In the United States, where food is relatively easy to come by for most of the population, roughly $165 billion worth of it is wasted every year. That’s enough to fill 730 college football stadiums. And of the food that is wasted, the majority of it is at the household level.
“In a consumer-based culture, food can become easily devalued, especially when it’s relatively cheap, as it is in the U.S., for the most part. And that ends up being a driver for food waste,” said Chris Wharton, assistant dean of innovation and strategic initiatives at Arizona State University’s College of Health Solutions.
“But if you can show people how much they’re wasting and what that means in terms of dollars and cents or lost opportunities for their kids to eat nutritious fruits and vegetables, then you have put value back in the food, and that could potentially drive down food waste.”
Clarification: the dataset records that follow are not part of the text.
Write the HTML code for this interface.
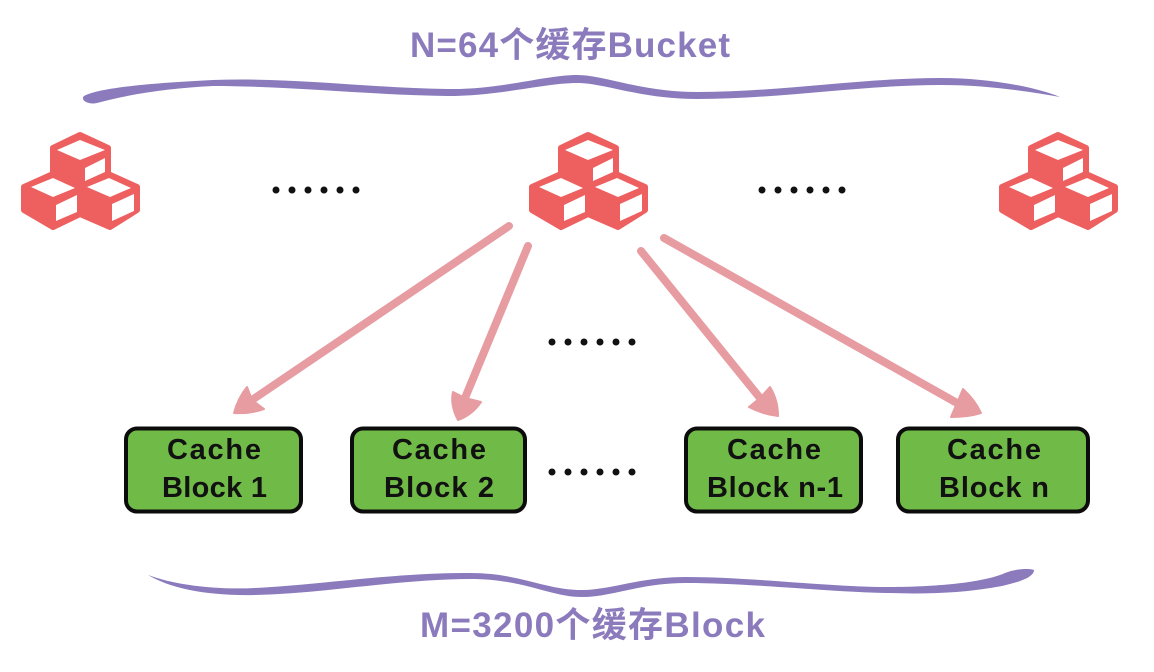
<!DOCTYPE html>
<html><head><meta charset="utf-8"><style>
html,body{margin:0;padding:0;background:#fff}
svg{display:block}
text{font-family:"Liberation Sans","Noto Sans CJK SC",sans-serif;font-weight:700}
.c{font-size:29px;fill:#111}
.p{font-size:35px;fill:#8b7bbd}
</style></head><body>
<svg width="1154" height="672" viewBox="0 0 1154 672" xmlns="http://www.w3.org/2000/svg">
<defs>
<g id="cube">
<path d="M80 135 L108 148 V174 L137 187 V210 L110 227 L80 214 L53 227 L24 210 V187 L53 174 V148 Z" fill="#ee5f5f" stroke="#ee5f5f" stroke-width="6" stroke-linejoin="round"/>
<g fill="#fff">
<path d="M57 150 L80 140 L105 150 L80 160Z"/>
<path d="M85 168 L105 158 V172 L85 181Z"/>
<path d="M31 187 L53 178 L75 188 L53 197Z"/>
<path d="M56 205 L77 195 V212 L56 221Z"/>
<path d="M87 187 L109 178 L131 188 L110 197Z"/>
<path d="M112 204 L134 194 V211 L112 221Z"/>
</g>
</g>
<g id="dots" fill="#111">
<circle cx="0" cy="0" r="3.5"/><circle cx="16" cy="0" r="3.5"/><circle cx="32" cy="0" r="3.5"/><circle cx="48" cy="0" r="3.5"/><circle cx="64" cy="0" r="3.5"/><circle cx="80" cy="0" r="3.5"/>
</g>
</defs>

<text class="p" x="410" y="57" textLength="320" lengthAdjust="spacing">N=64个缓存Bucket</text>
<path d="M84 96 C95 90 130 84 213 80 C290 77 370 88 447 89 C500 90 545 75 577 75 C605 75 640 92 698 92 C780 92 860 78 941 78 C990 78 1035 87 1060 97 C1030 92 990 85 941 85 C860 85 780 99 698 99 C640 99 605 83 577 83 C545 83 500 96 447 96 C370 95 290 86 213 86 C170 88 130 94 97 103 C88 105 80 100 84 96Z" fill="#8b7bbd"/>

<use href="#cube"/>
<use href="#cube" x="508"/>
<use href="#cube" x="978"/>

<use href="#dots" x="276" y="190"/>
<use href="#dots" x="762" y="190"/>
<use href="#dots" x="552" y="342"/>
<use href="#dots" x="552" y="472"/>

<g stroke="#e79ca2" stroke-width="8" stroke-linecap="round" fill="none">
<path d="M509 226 L252 400"/>
<path d="M528 246 L465 398"/>
<path d="M641 251 L760 398"/>
<path d="M664 238 L957 403"/>
</g>
<g fill="#e79ca2" stroke="#e79ca2" stroke-width="2" stroke-linejoin="round">
<path d="M234 413 Q238 398 247 387 L252 400 L264 409 Q250 414 234 413Z"/>
<path d="M458 420 Q450 405 453 392 L465 398 L481 402 Q472 415 458 420Z"/>
<path d="M778 416 Q778 400 770 387 L760 398 L749 407 Q762 414 778 416Z"/>
<path d="M981 413 Q975 400 963 389 L957 403 L951 417 Q968 417 981 413Z"/>
</g>

<g fill="#70bb47" stroke="#0c0c0c" stroke-width="4">
<rect x="126" y="428.500" width="175" height="83" rx="11"/>
<rect x="352" y="428.500" width="173" height="83" rx="11"/>
<rect x="686" y="428.500" width="175" height="83" rx="11"/>
<rect x="898" y="428.500" width="190" height="83" rx="11"/>
</g>
<text class="c" x="167" y="459" textLength="94">Cache</text>
<text class="c" x="162" y="497" textLength="105">Block 1</text>
<text class="c" x="392" y="459" textLength="94">Cache</text>
<text class="c" x="384" y="497" textLength="110">Block 2</text>
<text class="c" x="727" y="459" textLength="94">Cache</text>
<text class="c" x="707" y="497" textLength="136">Block n-1</text>
<text class="c" x="947" y="459" textLength="94">Cache</text>
<text class="c" x="939" y="497" textLength="110">Block n</text>

<path d="M148 575 C175 585 215 590 255 588 C320 585 400 572 470 573 C520 573 545 590 582 590 C610 590 640 577 686 577 C750 577 830 587 887 587 C940 587 985 582 1005 573 C1015 569 1028 568 1034 570 C1034 577 1020 582 1002 586 C960 594 920 594 887 593 C830 592 750 583 686 583 C640 583 612 597 582 597 C550 597 525 579 470 579 C400 579 320 594 255 595 C205 596 170 588 148 575Z" fill="#8b7bbd"/>
<text class="p" x="420" y="637" textLength="345" lengthAdjust="spacing">M=3200个缓存Block</text>
</svg>
</body></html>
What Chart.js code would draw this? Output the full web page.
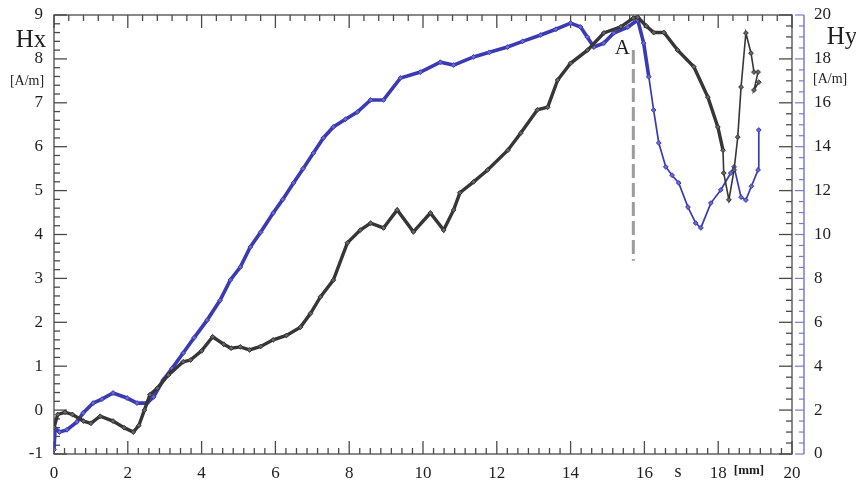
<!DOCTYPE html>
<html><head><meta charset="utf-8">
<script src="https://cdn.jsdelivr.net/npm/chart.js@4/dist/chart.umd.min.js"></script>
<style>html,body{margin:0;padding:0;background:#fff}canvas{display:block}</style>
</head><body>
<canvas id="c" width="856" height="484"></canvas>
<script>
// s [mm] positions and Hx [A/m] values (left axis)
const sHx = [0, 0.1, 0.3, 0.5, 0.8, 1.0, 1.25, 1.6, 1.9, 2.15,
  2.3, 2.45, 2.6, 2.8, 3.1, 3.5, 3.7, 4.0, 4.3, 4.6,
  4.8, 5.05, 5.3, 5.6, 5.94, 6.3, 6.68, 6.95, 7.22, 7.57,
  7.95, 8.3, 8.58, 8.93, 9.3, 9.74, 10.2, 10.56, 10.83, 11.0,
  11.37, 11.75, 12.3, 12.65, 13.1, 13.38, 13.65, 14.0, 14.46, 14.9,
  15.36, 15.7, 15.82, 16.05, 16.25, 16.53, 16.9, 17.34, 17.72, 17.99,
  18.13, 18.15, 18.29, 18.43, 18.53, 18.62, 18.75, 18.89, 18.97, 19.08,
  18.97, 19.1];
const hx = [-0.4, -0.1, -0.05, -0.1, -0.25, -0.3, -0.14, -0.25, -0.4, -0.5,
  -0.35, 0, 0.35, 0.5, 0.8, 1.1, 1.14, 1.35, 1.67, 1.5,
  1.41, 1.44, 1.37, 1.45, 1.6, 1.7, 1.89, 2.2, 2.58, 2.96,
  3.81, 4.1, 4.26, 4.15, 4.56, 4.06, 4.49, 4.1, 4.56, 4.95,
  5.2, 5.47, 5.92, 6.31, 6.84, 6.9, 7.52, 7.9, 8.2, 8.59,
  8.73, 8.93, 8.95, 8.75, 8.6, 8.6, 8.2, 7.82, 7.13, 6.45,
  5.92, 5.4, 4.79, 5.47, 6.22, 7.36, 8.59, 8.13, 7.7, 7.7,
  7.29, 7.47];
// s [mm] positions and Hy [A/m] values (right axis)
const sHy = [0, 0.03, 0.15, 0.35, 0.62, 0.79, 1.06, 1.3, 1.6, 1.98,
  2.25, 2.52, 2.7, 2.96, 3.2, 3.5, 3.8, 4.15, 4.5, 4.78,
  5.05, 5.32, 5.6, 5.94, 6.2, 6.49, 6.75, 7.03, 7.3, 7.57,
  7.9, 8.22, 8.58, 8.93, 9.39, 9.93, 10.47, 10.83, 11.37, 11.8,
  12.29, 12.7, 13.19, 13.6, 14.0, 14.27, 14.45, 14.63, 14.9, 15.17,
  15.55, 15.82, 15.98, 16.12, 16.25, 16.39, 16.58, 16.75, 16.93, 17.18,
  17.39, 17.53, 17.8, 18.07, 18.34, 18.43, 18.62, 18.75, 18.9, 19.08,
  19.1];
const hy = [0.2, 1.18, 1.0, 1.1, 1.46, 1.87, 2.32, 2.5, 2.78, 2.55,
  2.32, 2.32, 2.6, 3.37, 3.9, 4.6, 5.3, 6.1, 7.0, 7.93,
  8.52, 9.43, 10.1, 10.98, 11.6, 12.35, 13.0, 13.71, 14.4, 14.9,
  15.25, 15.58, 16.13, 16.13, 17.13, 17.4, 17.85, 17.72, 18.09, 18.3,
  18.54, 18.8, 19.09, 19.35, 19.63, 19.45, 19.0, 18.54, 18.72, 19.18,
  19.45, 19.77, 18.72, 17.18, 15.67, 14.17, 13.08, 12.7, 12.35, 11.25,
  10.52, 10.3, 11.43, 12.03, 12.8, 13.08, 11.7, 11.57, 12.2, 12.94,
  14.76];
// marker "A" (dashed vertical line)
const markS = [15.7, 15.7];
const markH = [8.2, 3.4];
const markLabel = 'A';
// axis ranges / tick steps
const xRange = [0, 20], xStep = 2;
const hxRange = [-1, 9], hxStep = 1;
const hyRange = [0, 20], hyStep = 2;

const SERIF = '"Liberation Serif", "DejaVu Serif", serif';
const pts = (xs, ys) => xs.map((v, i) => ({x: v, y: ys[i]}));

const deco = {
  id: 'deco',
  beforeDatasetsDraw(chart) {
    const {ctx, chartArea: a, scales} = chart;
    const xs = scales.x, ys = scales.y, y2 = scales.y2;
    ctx.save();
    ctx.lineWidth = 1.3;
    ctx.strokeStyle = '#4a4a4a';
    ctx.strokeRect(a.left, a.top, a.right - a.left, a.bottom - a.top);
    const line = (x1, y1, x2, y2_) => { ctx.beginPath(); ctx.moveTo(x1, y1); ctx.lineTo(x2, y2_); ctx.stroke(); };
    for (let i = 0; i <= 50; i++) {
      const v = -1 + i * 0.2, y = ys.getPixelForValue(v);
      const L = (i % 5 === 0) ? 13 : 6;
      line(a.left, y, a.left + L, y);
    }
    for (let i = 0; i <= 40; i++) {
      const v = -1 + i * 0.25, y = ys.getPixelForValue(v);
      const L = (i % 4 === 0) ? 13 : 6;
      line(a.right, y, a.right - L, y);
    }
    for (let i = 0; i <= 70; i++) {
      const v = i * 2 / 7, x = xs.getPixelForValue(v);
      const L = (i % 7 === 0) ? 13 : 6;
      line(x, a.bottom, x, a.bottom - L);
    }
    for (let i = 0; i <= 50; i++) {
      const v = i * 0.4, x = xs.getPixelForValue(v);
      const L = (i % 5 === 0) ? 13 : 6;
      line(x, a.top, x, a.top + L);
    }
    const bx = a.right + 12;
    ctx.strokeStyle = '#7a7ad4';
    ctx.lineWidth = 1.5;
    line(bx, a.top, bx, a.bottom);
    ctx.lineWidth = 1.2;
    for (let i = 0; i <= 40; i++) {
      const v = i * 0.5, y = y2.getPixelForValue(v);
      const L = (i % 4 === 0) ? 9 : 5;
      line(bx, y, bx - L, y);
    }
    ctx.restore();
  },
  afterDatasetsDraw(chart) {
    const {ctx, scales} = chart;
    ctx.save();
    ctx.fillStyle = '#1e1e1e';
    ctx.textAlign = 'center';
    ctx.textBaseline = 'middle';
    ctx.font = '25px ' + SERIF;
    ctx.fillText('Hx', 31, 40);
    ctx.fillText('Hy', 842, 37);
    ctx.font = '14px ' + SERIF;
    ctx.fillText('[A/m]', 27, 81);
    ctx.textAlign = 'left';
    ctx.fillText('[A/m]', 813, 79);
    ctx.textAlign = 'center';
    ctx.font = '18px ' + SERIF;
    ctx.fillText('s', 678, 472);
    ctx.font = 'bold 13px ' + SERIF;
    ctx.fillText('[mm]', 749, 471);
    ctx.font = '21px ' + SERIF;
    ctx.fillText(markLabel, scales.x.getPixelForValue(markS[0]) - 11, scales.y.getPixelForValue(markH[0]) - 2);
    ctx.restore();
  }
};

const fixY = (w) => function (s) { s.width = w; s.paddingTop = 0; s.paddingBottom = 0; };
const thinAfter = (lim, thick, thin) => (c) => (c.p0.parsed.x >= lim ? thin : thick);

new Chart(document.getElementById('c'), {
  type: 'line',
  data: {
    datasets: [
      {
        label: 'Hx', data: pts(sHx, hx), yAxisID: 'y',
        borderColor: '#363636', borderWidth: 3.4,
        segment: {borderWidth: thinAfter(18.1, 3.4, 1.6)},
        pointStyle: 'rectRot', pointRadius: 2.4,
        pointBackgroundColor: '#666', pointBorderColor: '#333', pointBorderWidth: 1,
        tension: 0
      },
      {
        label: 'Hy', data: pts(sHy, hy), yAxisID: 'y2',
        borderColor: '#3a3ab4', borderWidth: 3.6,
        segment: {borderWidth: thinAfter(16.0, 3.6, 1.7)},
        pointStyle: 'rectRot', pointRadius: 2.4,
        pointBackgroundColor: '#6a6ad0', pointBorderColor: '#3a3ab4', pointBorderWidth: 1,
        tension: 0
      },
      {
        label: 'A', data: pts(markS, markH), yAxisID: 'y',
        borderColor: '#9c9c9c', borderWidth: 3, borderDash: [14, 5],
        pointRadius: 0
      }
    ]
  },
  options: {
    responsive: false,
    animation: false,
    events: [],
    layout: {padding: {top: 15, left: 0, right: 0, bottom: 0}},
    plugins: {legend: {display: false}, tooltip: {enabled: false}},
    scales: {
      x: {
        type: 'linear', min: xRange[0], max: xRange[1],
        grid: {display: false, drawTicks: false}, border: {display: false},
        ticks: {stepSize: xStep, padding: 9, color: '#1e1e1e', font: {family: SERIF, size: 17}},
        afterFit(s) { s.height = 30; s.paddingLeft = 0; s.paddingRight = 0; }
      },
      y: {
        position: 'left', min: hxRange[0], max: hxRange[1],
        grid: {display: false, drawTicks: false}, border: {display: false},
        ticks: {stepSize: hxStep, padding: 11, color: '#1e1e1e', font: {family: SERIF, size: 17}},
        afterFit: fixY(54)
      },
      y2: {
        position: 'right', min: hyRange[0], max: hyRange[1],
        grid: {display: false, drawTicks: false}, border: {display: false},
        ticks: {stepSize: hyStep, padding: 22, color: '#1e1e1e', font: {family: SERIF, size: 17}},
        afterFit: fixY(64)
      }
    }
  },
  plugins: [deco]
});
</script>
</body></html>
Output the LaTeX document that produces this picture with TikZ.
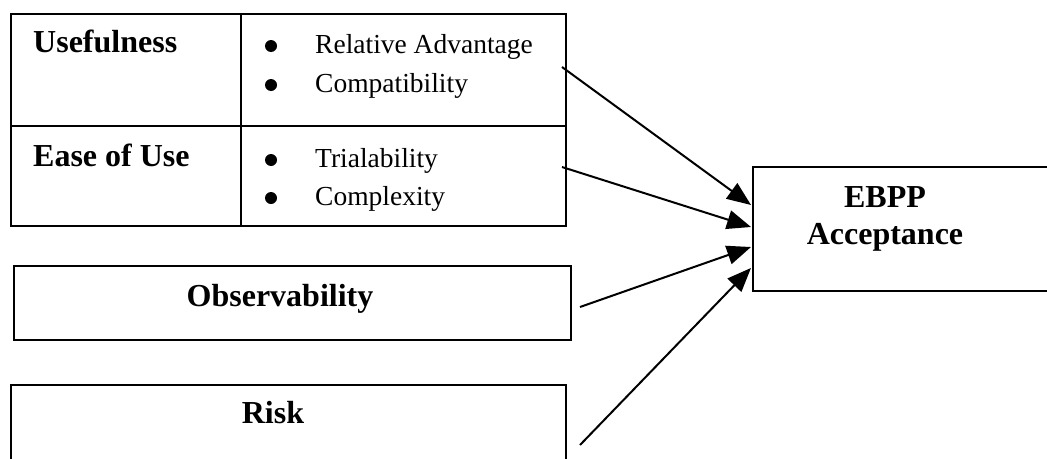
\documentclass[tikz,border=0pt]{standalone}
\usepackage{fontspec}
\setmainfont{Liberation Serif}
\usetikzlibrary{arrows.meta}
\tikzset{
  frame/.style={draw=black, line width=2pt, inner sep=0pt, outer sep=0pt, anchor=north west},
  bold/.style={font=\fontsize{32}{36}\selectfont\bfseries, inner sep=0pt, anchor=base west},
  item/.style={font=\fontsize{27.5}{32}\selectfont, inner sep=0pt, anchor=base west},
  btitle/.style={font=\fontsize{32}{36}\selectfont\bfseries, inner sep=0pt, anchor=base},
  dot/.style={circle, fill=black, inner sep=0pt, minimum size=12pt},
  link/.style={draw=black, line width=2pt, -{Triangle[length=24pt, width=19pt]}}
}
\begin{document}
\begin{tikzpicture}[x=1pt, y=-1pt]
\useasboundingbox (0,0) rectangle (1047,458);
\clip (0,0) rectangle (1047,458);
% top table
\node[frame, minimum width=230pt, minimum height=112pt] (uleft) at (11,14) {};
\node[frame, minimum width=325pt, minimum height=112pt] (uright) at (241,14) {};
\node[frame, minimum width=230pt, minimum height=100pt] (eleft) at (11,126) {};
\node[frame, minimum width=325pt, minimum height=100pt] (eright) at (241,126) {};
\node[bold] (tuse) at (33,52) {Usefulness};
\node[bold] (tease) at (33,166) {Ease of Use};
\node[dot] (b1) at (271,46) {};
\node[dot] (b2) at (271,85) {};
\node[dot] (b3) at (271,160) {};
\node[dot] (b4) at (271,198) {};
\node[item] (i1) at (315,53) {Relative Advantage};
\node[item] (i2) at (315,92) {Compatibility};
\node[item] (i3) at (315,167) {Trialability};
\node[item] (i4) at (315,205) {Complexity};
% observability
\node[frame, minimum width=557pt, minimum height=74pt] (obs) at (14,266) {};
\node[btitle] (tobs) at (280,306) {Observability};
% risk (cut off at bottom)
\node[frame, minimum width=555pt, minimum height=120pt] (risk) at (11,385) {};
\node[btitle] (trisk) at (273,423) {Risk};
% EBPP
\node[frame, minimum width=320pt, minimum height=124pt] (ebpp) at (753,167) {};
\node[btitle] (te1) at (885,207) {EBPP};
\node[btitle] (te2) at (885,244) {Acceptance};
% connector ends
\coordinate (s1) at (562,67);
\coordinate (s2) at (562,167);
\coordinate (s3) at (580,307);
\coordinate (s4) at (580,445);
\coordinate (e1) at (751,205);
\coordinate (e2) at (751,227);
\coordinate (e3) at (751,247);
\coordinate (e4) at (751,268);
\draw[link] (s1) -- (e1);
\draw[link] (s2) -- (e2);
\draw[link] (s3) -- (e3);
\draw[link] (s4) -- (e4);
\end{tikzpicture}
\end{document}
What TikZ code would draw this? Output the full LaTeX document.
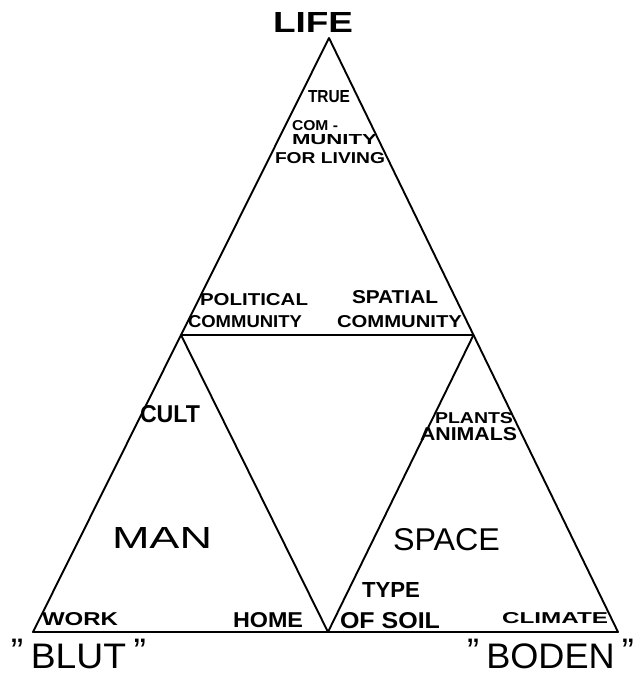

Wharton and colleagues recently published a study on the subject in the journal Resources, Conservation and Recycling that employed a values-based intervention in an attempt to reduce household food waste in 53 families in the Phoenix area. The study was funded by a $100,000 grant from Rob and Melani Walton Sustainability Solutions in partnership with the city of Phoenix.
Over the course of five weeks, the families that participated in the study were given instructions to read and view different educational material each week that focused on such topics as proper food storage and how to decipher expiration dates. Along with each week’s topic, the educational material also highlighted three values commonly associated with food: cost, health and environmental impact.
“Food waste is as much about the knowledge and the skills needed to reduce it as it is about the values we associate with the food that we buy,” Wharton said.
At the end of each week, participants weighed and logged how much food waste they had accumulated using a clear plastic bin to store the waste and a food-grade scale to weigh it.
“That was one of the novelties of the study, because that type of objective measurement hasn’t really been employed before,” Wharton said. “Food waste — like so many other things that we throw out every day, like plastic — it just goes into this magic bucket, the trash can, and it just disappears. But if you can see it, then it starts to tell you something about what it means for that to accumulate, day to day, week to week, month to month, year to year.”
In fact, in qualitative data obtained from participants’ exit interviews following the study, several families reported that watching their food waste build up in the clear bin acted as a sort of feedback mechanism that prompted them, and even their kids, to want to waste less.
The results of the study showed that the intervention was successful in reducing the families’ food waste by an average of 28%. And in a follow-up measurement taken two weeks after the intervention, researchers noted a slight increase in food waste from the families’ postintervention percentage, but still an overall significantly lower percentage of food waste than their baseline amount, measured before the intervention.
While those results are statistically significant, the study only scratched the surface of understanding the values we associate with food and how they influence food waste behavior. Going forward, Wharton and his colleagues want to learn more about that in order to develop a predictive model to improve future interventions.
“The approach to revaluate food by trying to attach it to concerns about the environment or health or finances played out interestingly, because different participants found different things more or less important, so it’s not totally clear yet what all the drivers of food waste are amongst individuals,” he said.
“There’s some sense (according to research) that the elderly may waste a little bit less than younger generations or that wealthier families waste a little bit more than less wealthy families. But there’s just not any real consensus in the literature on what predisposes people to waste more or less. There are lots of factors that I think could be really important, like culture, emotions and habitation. And if we can figure out what those are, we can develop better interventions.”
Wharton encourages any families interested in reducing their own food waste to visit the website where the same educational materials used by study participants are accessible to the general public.
“Certainly any family can do this,” he said. “It just takes a little initiative.”